I don't know what the core issues are in weakly compressible flow, except that a number of terms vanish in the limit in the asymptotic expansion of the NS equation in terms of Mach number, which can cause numerical problems. The divergence-free elements in primitive variables are necessarily of the Hermite type. One can write constant-divergence Lagrange elements for which the divergence vanishes pointwise when the net flow into an element is zero. These would seem to be useful in that they are pointwise divergence-free in a limit, but still allow for coarse compressibility.
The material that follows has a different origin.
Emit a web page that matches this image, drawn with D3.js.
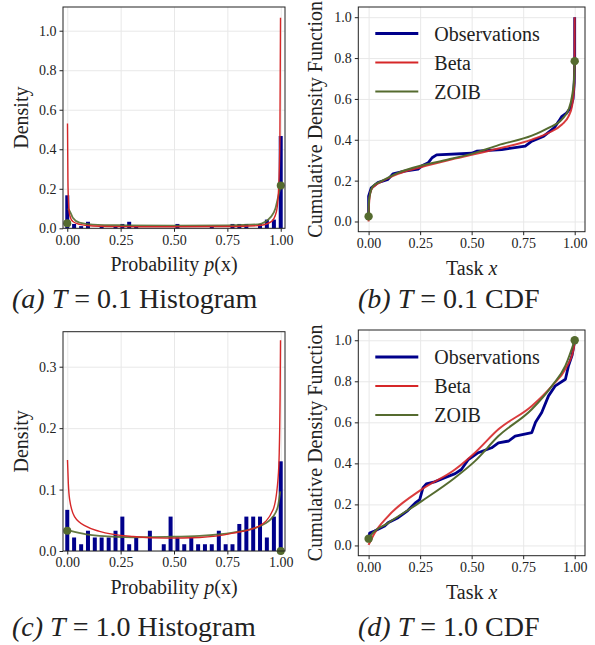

I have used these in an intermediate step in the derivation of "serendipity" classes of divergence-free elements.

I'm not too familiar with pressure based approaches for high-order methods. Many high-order methods for compressible and high-speed flows, of interest for many researchers, are designed to solve conservation systems, for example, the Euler equations. That being said, the main focus of Euler solvers, or inviscid flux component of the N/S solvers, is to design "conservative" methods, which are invariably in terms of density and conservation of mass, momentum, and energy, resulting from the conservation laws.

A lot of the high order research is focused on aerospace applications which need compressible solvers.

But there are some highly regarded high order solvers for incompressible flows,

nek5000: https://nek5000.mcs.anl.gov

Nektar: https://www.nektar.info

And both are open source :-)

Spectral Element
 

Do spectral elements suffer from the same types of issues as spectral methods, i.e. shock waves? Something I dislike about spectral methods is the need for smoothness . I think the spectral element is attractive due to spectral convergence, but how would it compare to a discontinuous galerkin method?

not an expert about spectral elements methods but I think that for solution with singularity you cannot use that without to separate the spectral reconstruction in the regions of regular solutions...
I could immagine a spectral reconstruction on average values that are regularized but it would be useful to check in the literature

pressure based approach is also FV approach and shall be conservative.

Both are finite element too. These are indeed incompressible flow solvers.

Still though pressure based finite volume is missing. So far I am not able to find someone who is working on pressure based third order or higher.

COMSOL uses FEM because of how it evolved from the structural side where FEM has been the practical solution since the 60s. The fluid side is expressed in FEM speak/data structures to aid the multiphysics but if the implementations are efficient they will have a lot in common with FVM/FD codes. FEM is a general mathematical approach and as someone mentioned above one can express FVM/FD methods with it. Back in the 80s the company I worked for employed a university maths group to analyse the scheme of one of their internal FVM CFD codes that appeared to work well but unusually used upwinded control volumes which tended to sow a bit of doubt. The first thing the group did was express it as an equivalent FEM scheme because the FEM analysis tools were better developed.